— START OF GIVEN INFORMATION —

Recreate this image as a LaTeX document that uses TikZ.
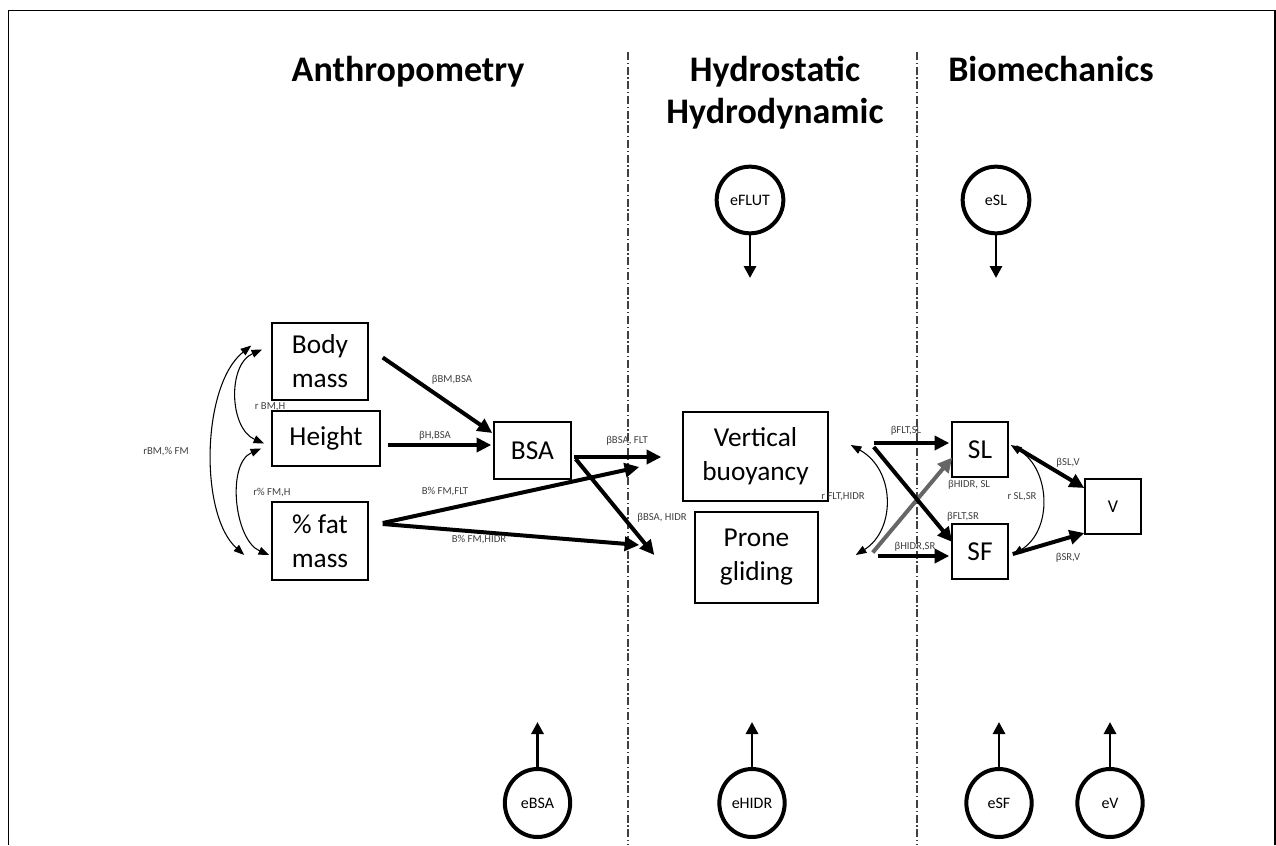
\documentclass[tikz,border=0pt]{standalone}
\usepackage{fontspec}
\setmainfont{Carlito}
\usetikzlibrary{arrows.meta,calc,shapes.geometric}

\tikzset{
  box/.style={draw, line width=1.1pt, align=center, inner sep=0pt, font=\fontsize{20.5}{25.5}\selectfont},
  lbl/.style={font=\fontsize{8}{9}\selectfont, text=black!75, inner sep=0.75pt},
  ecirc/.style={draw, ellipse, line width=3pt, inner sep=0pt, font=\fontsize{12}{14}\selectfont},
  head/.style={font=\fontsize{27}{31}\selectfont\bfseries, inner sep=0pt},
  divider/.style={line width=0.8pt, black!75, dash pattern=on 6pt off 2pt on 1pt off 2pt},
  patharrow/.style={line width=3pt, -{Triangle[length=11pt,width=10.5pt]}},
  errarrow/.style={line width=2.2pt, -{Triangle[length=9pt,width=9pt]}},
  corrarrow/.style={line width=0.8pt, {Triangle[length=8pt,width=6pt]}-{Triangle[length=8pt,width=6pt]}},
}

\begin{document}
\begin{tikzpicture}[x=0.75pt,y=0.75pt,yscale=-1,xscale=1]
\useasboundingbox (0,0) rectangle (1276,845);
%Frame
\draw [line width=0.8pt] (8.5,845) -- (8.5,10.5) -- (1275,10.5) -- (1275,845);
%Dividers
\draw [divider] (628,52) -- (628,845);
\draw [divider] (917,52) -- (917,845);
% Headings
\draw (408,82) node [head, anchor=base] (hanthro) {Anthropometry};
\draw (775,82) node [head, anchor=base] (hhydro) {Hydrostatic};
\draw (775,124) node [head, anchor=base] (hhydrob) {Hydrodynamic};
\draw (1051,82) node [head, anchor=base] (hbio) {Biomechanics};

% Boxes
\draw (320,361.5) node [box, minimum width=72pt, minimum height=57.75pt] (bm) {Body\\mass};
\draw (326,438.5) node [box, minimum width=81pt, minimum height=41.25pt] (ht) {Height};
\draw (320,541) node [box, minimum width=72pt, minimum height=58.5pt] (fm) {\% fat\\mass};
\draw (532.5,450.5) node [box, minimum width=57.75pt, minimum height=42.75pt] (bsa) {BSA};
\draw (755.5,456.5) node [box, minimum width=108.75pt, minimum height=66.75pt] (vb) {Vertical\\buoyancy};
\draw (756.5,557.5) node [box, minimum width=92.25pt, minimum height=68.25pt] (pg) {Prone\\gliding};
\draw (980,449.5) node [box, minimum width=42pt, minimum height=41.25pt] (sl) {SL};
\draw (980,551.5) node [box, minimum width=42pt, minimum height=41.25pt] (sf) {SF};
\draw (1113,506.5) node [box, minimum width=42pt, minimum height=41.25pt, font=\fontsize{13.5}{16}\selectfont] (v) {V};

% Error terms
\draw (750,200) node [ecirc, minimum size=50pt] (eflut) {eFLUT};
\draw (996,200) node [ecirc, minimum size=50pt] (esl) {eSL};
\draw (537.5,803) node [ecirc, minimum width=49pt, minimum height=51pt] (ebsa) {eBSA};
\draw (752,803) node [ecirc, minimum width=49pt, minimum height=51pt] (ehidr) {eHIDR};
\draw (999,803) node [ecirc, minimum width=49pt, minimum height=51pt] (esf) {eSF};
\draw (1110,803) node [ecirc, minimum width=49pt, minimum height=51pt] (ev) {eV};
\coordinate (eflutend) at (750,278);
\coordinate (eslend) at (996,278);
\coordinate (ebsaend) at (537.5,722);
\coordinate (ehidrend) at (752,722);
\coordinate (esfend) at (999,722);
\coordinate (evend) at (1110,722);
\draw [errarrow] (eflut) -- (eflutend);
\draw [errarrow] (esl) -- (eslend);
\draw [errarrow] (ebsa) -- (ebsaend);
\draw [errarrow] (ehidr) -- (ehidrend);
\draw [errarrow] (esf) -- (esfend);
\draw [errarrow] (ev) -- (evend);

% Correlations
\draw [corrarrow] ($(bm.west)+(-20,-16)$) .. controls +(-50,40) and +(-45,-40) .. ($(fm.west)+(-27,14)$);
\draw [corrarrow] ($(bm.west)+(-9,-12)$) .. controls +(-35,15) and +(-35,-15) .. ($(ht.west)+(-7,5)$);
\draw [corrarrow] ($(ht.west)+(-10,10)$) .. controls +(-35,15) and +(-35,-15) .. ($(fm.west)+(-2,14)$);
\draw [corrarrow] ($(vb.east)+(22,-11.5)$) .. controls +(45,25) and +(40,-25) .. ($(pg.east)+(37,-2.5)$);
\draw [corrarrow] ($(sl.east)+(2,-4.5)$) .. controls +(40,25) and +(40,-25) .. ($(sf.east)+(4,3.5)$);

% Paths
\draw [patharrow] ($(bm.east)+(14,-4)$) -- ($(bsa.west)+(-1,-17.5)$);
\draw [patharrow] ($(ht.east)+(7,6.5)$) -- ($(bsa.west)+(-2,-5.5)$);
\draw [patharrow] ($(fm.east)+(14,-18)$) -- ($(vb.west)+(-43,10.5)$);
\draw [patharrow] ($(fm.east)+(14,-17)$) -- ($(pg.west)+(-55,-12.5)$);
\draw [patharrow] ($(bsa.east)+(2,6.5)$) -- ($(vb.west)+(-21,0.5)$);
\draw [patharrow] ($(bsa.east)+(4,8.5)$) -- ($(pg.west)+(-40,-2.5)$);
\coordinate (flt) at ($(vb.east)+(45,-13.5)$);
\coordinate (hidr) at ($(pg.east)+(56,-3)$);
\draw [patharrow, black!60] ($(hidr)+(-2,-2)$) -- ($(sl.west)+(1,8)$);
\draw [patharrow] (flt) -- ($(sl.west)+(-2,-6.5)$);
\draw [patharrow] ($(flt)+(0,4)$) -- ($(sf.west)+(1,-9.5)$);
\draw [patharrow] ($(hidr)+(3,1.5)$) -- ($(sf.west)+(-2,4.5)$);
\draw [patharrow] ($(sl.east)+(7,-2.5)$) -- ($(v.west)+(0,-18.5)$);
\draw [patharrow] ($(sf.east)+(4,2.5)$) -- ($(v.west)+(0,26.5)$);

% Labels
\draw (166,452) node [lbl] (lrbmfm) {rBM,\% FM};
\draw (270,407) node [lbl] (lrbmh) {r BM,H};
\draw (272,493) node [lbl] (lrfmh) {r\% FM,H};
\draw (452,380) node [lbl] (lbmbsa) {βBM,BSA};
\draw (435,436) node [lbl] (lhbsa) {βH,BSA};
\draw (445,492) node [lbl] (lfmflt) {B\% FM,FLT};
\draw (479,540) node [lbl] (lfmhidr) {B\% FM,HIDR};
\draw (627,441) node [lbl] (lbsaflt) {βBSA, FLT};
\draw (662,518) node [lbl] (lbsahidr) {βBSA, HIDR};
\draw (843,497) node [lbl] (lrflthidr) {r FLT,HIDR};
\draw (906,431) node [lbl] (lfltsl) {βFLT,SL};
\draw (969,485) node [lbl] (lhidrsl) {βHIDR, SL};
\draw (963,517) node [lbl] (lfltsr) {βFLT,SR};
\draw (915,547) node [lbl] (lhidrsr) {βHIDR,SR};
\draw (1022,497) node [lbl] (lrslsr) {r SL,SR};
\draw (1068,463) node [lbl] (lslv) {βSL,V};
\draw (1068,558) node [lbl] (lsrv) {βSR,V};
\end{tikzpicture}
\end{document}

— END OF GIVEN INFORMATION —

WHAT THE EXERCISE ASKS: Give an exact copy of the material, leaving out every picture.

WORKED ANSWER:
Recreate this image as a LaTeX document that uses TikZ.
\documentclass[tikz,border=0pt]{standalone}
\usepackage{fontspec}
\setmainfont{Carlito}
\usetikzlibrary{arrows.meta,calc,shapes.geometric}

\tikzset{
  box/.style={draw, line width=1.1pt, align=center, inner sep=0pt, font=\fontsize{20.5}{25.5}\selectfont},
  lbl/.style={font=\fontsize{8}{9}\selectfont, text=black!75, inner sep=0.75pt},
  ecirc/.style={draw, ellipse, line width=3pt, inner sep=0pt, font=\fontsize{12}{14}\selectfont},
  head/.style={font=\fontsize{27}{31}\selectfont\bfseries, inner sep=0pt},
  divider/.style={line width=0.8pt, black!75, dash pattern=on 6pt off 2pt on 1pt off 2pt},
  patharrow/.style={line width=3pt, -{Triangle[length=11pt,width=10.5pt]}},
  errarrow/.style={line width=2.2pt, -{Triangle[length=9pt,width=9pt]}},
  corrarrow/.style={line width=0.8pt, {Triangle[length=8pt,width=6pt]}-{Triangle[length=8pt,width=6pt]}},
}

\begin{document}
\begin{tikzpicture}[x=0.75pt,y=0.75pt,yscale=-1,xscale=1]
\useasboundingbox (0,0) rectangle (1276,845);
%Frame
\draw [line width=0.8pt] (8.5,845) -- (8.5,10.5) -- (1275,10.5) -- (1275,845);
%Dividers
\draw [divider] (628,52) -- (628,845);
\draw [divider] (917,52) -- (917,845);
% Headings
\draw (408,82) node [head, anchor=base] (hanthro) {Anthropometry};
\draw (775,82) node [head, anchor=base] (hhydro) {Hydrostatic};
\draw (775,124) node [head, anchor=base] (hhydrob) {Hydrodynamic};
\draw (1051,82) node [head, anchor=base] (hbio) {Biomechanics};

% Boxes
\draw (320,361.5) node [box, minimum width=72pt, minimum height=57.75pt] (bm) {Body\\mass};
\draw (326,438.5) node [box, minimum width=81pt, minimum height=41.25pt] (ht) {Height};
\draw (320,541) node [box, minimum width=72pt, minimum height=58.5pt] (fm) {\% fat\\mass};
\draw (532.5,450.5) node [box, minimum width=57.75pt, minimum height=42.75pt] (bsa) {BSA};
\draw (755.5,456.5) node [box, minimum width=108.75pt, minimum height=66.75pt] (vb) {Vertical\\buoyancy};
\draw (756.5,557.5) node [box, minimum width=92.25pt, minimum height=68.25pt] (pg) {Prone\\gliding};
\draw (980,449.5) node [box, minimum width=42pt, minimum height=41.25pt] (sl) {SL};
\draw (980,551.5) node [box, minimum width=42pt, minimum height=41.25pt] (sf) {SF};
\draw (1113,506.5) node [box, minimum width=42pt, minimum height=41.25pt, font=\fontsize{13.5}{16}\selectfont] (v) {V};

% Error terms
\draw (750,200) node [ecirc, minimum size=50pt] (eflut) {eFLUT};
\draw (996,200) node [ecirc, minimum size=50pt] (esl) {eSL};
\draw (537.5,803) node [ecirc, minimum width=49pt, minimum height=51pt] (ebsa) {eBSA};
\draw (752,803) node [ecirc, minimum width=49pt, minimum height=51pt] (ehidr) {eHIDR};
\draw (999,803) node [ecirc, minimum width=49pt, minimum height=51pt] (esf) {eSF};
\draw (1110,803) node [ecirc, minimum width=49pt, minimum height=51pt] (ev) {eV};
\coordinate (eflutend) at (750,278);
\coordinate (eslend) at (996,278);
\coordinate (ebsaend) at (537.5,722);
\coordinate (ehidrend) at (752,722);
\coordinate (esfend) at (999,722);
\coordinate (evend) at (1110,722);
\draw [errarrow] (eflut) -- (eflutend);
\draw [errarrow] (esl) -- (eslend);
\draw [errarrow] (ebsa) -- (ebsaend);
\draw [errarrow] (ehidr) -- (ehidrend);
\draw [errarrow] (esf) -- (esfend);
\draw [errarrow] (ev) -- (evend);

% Correlations
\draw [corrarrow] ($(bm.west)+(-20,-16)$) .. controls +(-50,40) and +(-45,-40) .. ($(fm.west)+(-27,14)$);
\draw [corrarrow] ($(bm.west)+(-9,-12)$) .. controls +(-35,15) and +(-35,-15) .. ($(ht.west)+(-7,5)$);
\draw [corrarrow] ($(ht.west)+(-10,10)$) .. controls +(-35,15) and +(-35,-15) .. ($(fm.west)+(-2,14)$);
\draw [corrarrow] ($(vb.east)+(22,-11.5)$) .. controls +(45,25) and +(40,-25) .. ($(pg.east)+(37,-2.5)$);
\draw [corrarrow] ($(sl.east)+(2,-4.5)$) .. controls +(40,25) and +(40,-25) .. ($(sf.east)+(4,3.5)$);

% Paths
\draw [patharrow] ($(bm.east)+(14,-4)$) -- ($(bsa.west)+(-1,-17.5)$);
\draw [patharrow] ($(ht.east)+(7,6.5)$) -- ($(bsa.west)+(-2,-5.5)$);
\draw [patharrow] ($(fm.east)+(14,-18)$) -- ($(vb.west)+(-43,10.5)$);
\draw [patharrow] ($(fm.east)+(14,-17)$) -- ($(pg.west)+(-55,-12.5)$);
\draw [patharrow] ($(bsa.east)+(2,6.5)$) -- ($(vb.west)+(-21,0.5)$);
\draw [patharrow] ($(bsa.east)+(4,8.5)$) -- ($(pg.west)+(-40,-2.5)$);
\coordinate (flt) at ($(vb.east)+(45,-13.5)$);
\coordinate (hidr) at ($(pg.east)+(56,-3)$);
\draw [patharrow, black!60] ($(hidr)+(-2,-2)$) -- ($(sl.west)+(1,8)$);
\draw [patharrow] (flt) -- ($(sl.west)+(-2,-6.5)$);
\draw [patharrow] ($(flt)+(0,4)$) -- ($(sf.west)+(1,-9.5)$);
\draw [patharrow] ($(hidr)+(3,1.5)$) -- ($(sf.west)+(-2,4.5)$);
\draw [patharrow] ($(sl.east)+(7,-2.5)$) -- ($(v.west)+(0,-18.5)$);
\draw [patharrow] ($(sf.east)+(4,2.5)$) -- ($(v.west)+(0,26.5)$);

% Labels
\draw (166,452) node [lbl] (lrbmfm) {rBM,\% FM};
\draw (270,407) node [lbl] (lrbmh) {r BM,H};
\draw (272,493) node [lbl] (lrfmh) {r\% FM,H};
\draw (452,380) node [lbl] (lbmbsa) {βBM,BSA};
\draw (435,436) node [lbl] (lhbsa) {βH,BSA};
\draw (445,492) node [lbl] (lfmflt) {B\% FM,FLT};
\draw (479,540) node [lbl] (lfmhidr) {B\% FM,HIDR};
\draw (627,441) node [lbl] (lbsaflt) {βBSA, FLT};
\draw (662,518) node [lbl] (lbsahidr) {βBSA, HIDR};
\draw (843,497) node [lbl] (lrflthidr) {r FLT,HIDR};
\draw (906,431) node [lbl] (lfltsl) {βFLT,SL};
\draw (969,485) node [lbl] (lhidrsl) {βHIDR, SL};
\draw (963,517) node [lbl] (lfltsr) {βFLT,SR};
\draw (915,547) node [lbl] (lhidrsr) {βHIDR,SR};
\draw (1022,497) node [lbl] (lrslsr) {r SL,SR};
\draw (1068,463) node [lbl] (lslv) {βSL,V};
\draw (1068,558) node [lbl] (lsrv) {βSR,V};
\end{tikzpicture}
\end{document}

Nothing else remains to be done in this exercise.